Noticia
Conservatives Who Support Immigration Reform Need to Rethink Border Security
Publicado el 15 de noviembre de 2012
por Walter Ewing en Immigration Impact
The elections have produced nothing short of an immigration epiphany among some conservative commentators and politicians. Spurred by the electoral beating that Republican candidates suffered at the hands of Latino voters, pundits and lawmakers who once advocated an enforcement-only solution to the problem of unauthorized immigration are now talking about a pathway to legalization. While this new-found pro-legalization stance is highly commendable, it is being coupled with distinctly old-fashioned notions of border security. Legalization programs are being proposed along with border walls as the solution for our border-security weaknesses. However, walls which try (and fail) to keep people out of the country won’t make us safer. The real target of border-security measures should be the cartels that smuggle immigrants, money, drugs, and guns across the border—not the immigrants, money, drugs, and guns themselves.
The change of heart among many prominent conservatives when it comes to immigration reform has been striking. For instance House Speaker John Boehner now says that a “comprehensive approach” to immigration reform “is long overdue.” Charles Krauthammer writes that the Republican Party’s electoral woes can be fixed by “a single policy change: Border fence plus amnesty. Yes, amnesty. Use the word. Shock and awe—full legal normalization (just short of citizenship) in return for full border enforcement.” Likewise, Sean Hannity says that his views about immigration have “evolved” and that we have “got to get rid of the immigration issue altogether. It’s simple to me to fix it. I think you control the border first. You create a pathway for those people that are here. You don’t say you’ve got to go home.”
In other words, what Krauthammer and Hannity call for is legalizing (nearly) everyone who has gotten into the country without authorization so far—and then, somehow, blockading the entire border to prevent anyone else from getting in. From this perspective, the border is like a line of sandbags keeping out the torrent of people and drugs that would otherwise flood into the United States from Mexico.

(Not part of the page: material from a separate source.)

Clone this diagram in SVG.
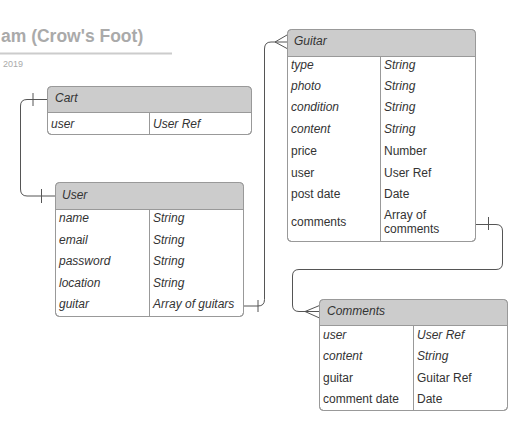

However, the smuggled people and trafficked drugs are not the primary threat; it is the transnational criminal organizations, or “cartels,” that do the smuggling and trafficking that pose the greatest danger. And an effective approach to border security would dismantle the cartels before their operatives even reach the physical border between the United States and Mexico.
This approach to border security, in which the focus is on the smugglers rather than what they smuggle, has been well articulated by Former Arizona Attorney General Terry Goddard in a series of reports for the IPC. Goddardwrites:
“Going after the contraband product or smuggled people, as this country has been doing for years, is destined to be an endless chase. The cartels will just regroup and continue operations, learning from their mistakes. If we are serious about stopping the threat on the border, we have to dismantle the criminal organizations that carry the contraband and take away the tools that make them so effective.”
The way to do this, says Goddard, is by going after cartel organizations from every possible angle:
“Whatever makes the cartel organizations strong must be attacked. Their communication systems must be cracked, jammed, and shut down. Their leaders must be identified, arrested, and incarcerated. Most important, the illegal flow of funds across the border into cartel pockets must be disrupted, interrupted, and stopped.”
Similarly, Josiah McC. Heyman, Chair of the Department of Anthropology and Sociology at the University of Texas, El Paso, calls for “an intelligence-driven approach to homeland security, rather than a mass migration enforcement approach.” In a report for the IPC, Heyman reminds us that “the 9/11 terrorists came through airports with visas…They did not cross the U.S.-Mexico border.” The lesson to be learned from this is that “fortified borders cannot protect us from all security threats or sources of harm.”
But there are more effective ways to safeguard national security:
- Focus more law-enforcement resources on stopping the flow of money and guns from the United States into Mexico.
- Direct more resources to the points of entry, where most smuggling actually occurs, rather than to the areas in between ports of entry.
- Concentrate on disrupting criminal organizations rather than arresting particular individuals.
- Reform the U.S. immigration system so that there are fewer unauthorized immigrants among whom truly dangerous individuals can hide.
Fortifying the border in the hope that it can somehow be physically “sealed” is a hopeless quest. And it is not the most effective way to enhance national security or public safety. Conservatives who are rethinking their position on legalization should also rethink their stance on border security. Criminal syndicates are the threat, not unauthorized immigrants.